現場の「頑張り」頼りの日本語指導 外国ルーツの子ども急増、高い退学率など課題山積 #令和の子
日本語指導が必要な「外国にルーツがある子ども」の急増に伴い、学校現場への対応の遅れが課題となっている。文部科学省の調査では、外国籍などの子どもたちは2023年5月時点で6万9千人に上り、1991年度の調査開始以降で最多となった。千葉県内でも日本語指導が必要な児童生徒数は増加傾向にあり、こうした子どもたちの受け皿の一つとなっているのが公立学校。ただ、多様なルーツを持ち、日本語の習得度が異なる彼らの指導は困難が伴う。現場の日々の判断や「頑張り」に委ねられている部分が多く、日本人より退学率の高さも際立っているとのデータも。外国ルーツの子どもが多く通う県内の定時制高校で指導の現状を取材した。(デジタル編集部・町香菜美)
親がビザを取り来日「ひらがなカタカナも分からなかった」
「月曜日」「女子学生」「火事」―。

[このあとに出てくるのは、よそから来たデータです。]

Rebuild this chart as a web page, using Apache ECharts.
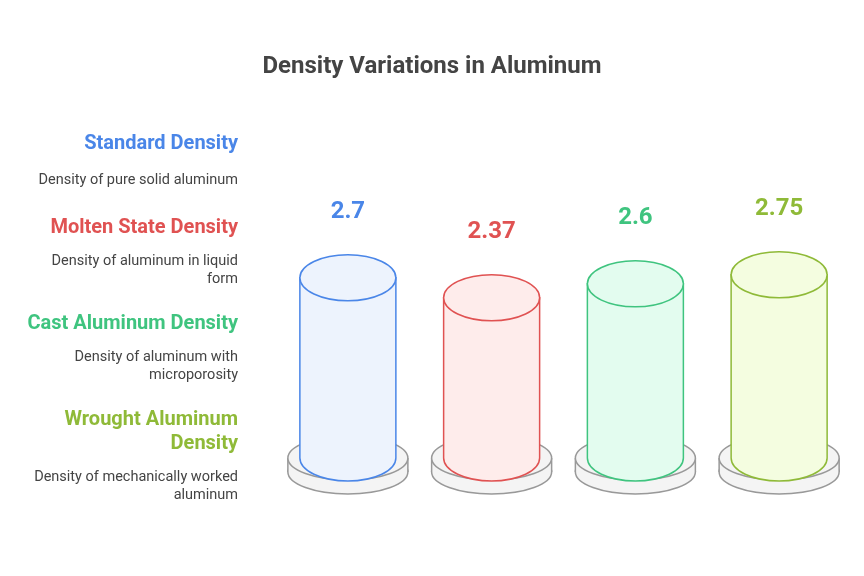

国語の授業中、配布されたプリントの漢字の書き取り問題をすらすらと解いていたのは、3年前にネパールから来日した男子生徒(16)。「親がビザを取ってきた。日本に来るとは思わず、ひらがなカタカナも分からなかった」。最初はゼロからの勉強だったと打ち明ける。今では日本語の会話もスムーズで、記者の質問にもよどみなく答えてくれた。 一方、「漢字が苦手」と話すフィリピンの男子生徒(16)は、他の生徒が読んだ内容を復唱しないと教科書をうまく読み上げることができない。授業では相談員から電子辞書を用いて解説を受ける。日本語力にだいぶ差がある2人だが、「将来は日本で仕事をしたい」と声をそろえた。 彼らが通っているのは、千葉県市川市にある県立市川工業高校の定時制だ。午後5時過ぎになると、一つの教室に生徒たちが続々と登校。ルーツはネパールやフィリピン、バングラデッシュ、スリランカ…とさまざま。ここでは外国籍の生徒が日本語を学ぶ日本語講座、通称「レインボールーム」を毎週3回開催し、3人ほどの教員らが付いて日本語を教えている。

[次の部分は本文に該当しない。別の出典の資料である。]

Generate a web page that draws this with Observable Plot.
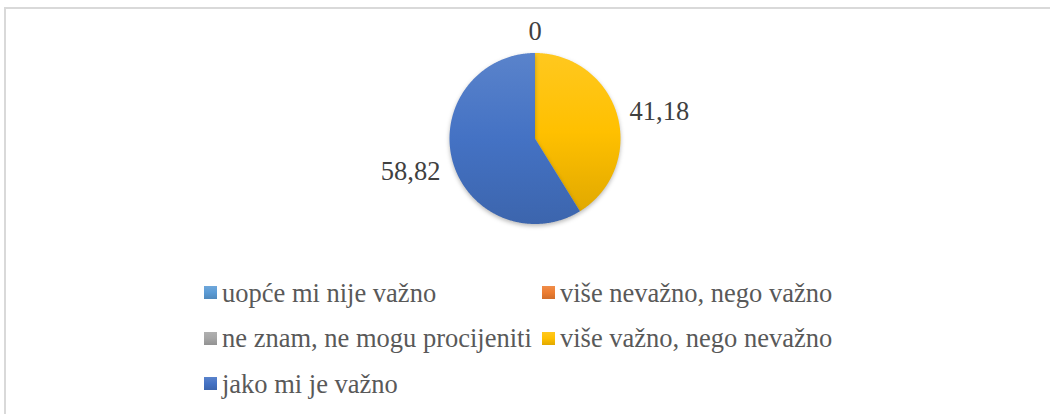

同校の定時制に通う生徒のうち、およそ4割が外国にルーツがある。在留外国人の増加に伴い、日本語指導が必要な外国籍の児童生徒数は今後も増えると見込まれる。県によると、2023年の県人口と外国人数の12年比の各増加率を見ると、県人口の約1%増に対して、外国人数は約93%増と大幅に増加。こうした状況などもあり、県は外国人の児童生徒の母語を理解する「教育相談員」を教員の補助者として県立学校に派遣し、日本語指導の充実を図っている。「共生社会の実現」を掲げる政府の方針に伴い、文科省も日本語指導の支援員確保などの強化策に乗り出すなど、全国的にも日本語教育の強化への取り組みが進む。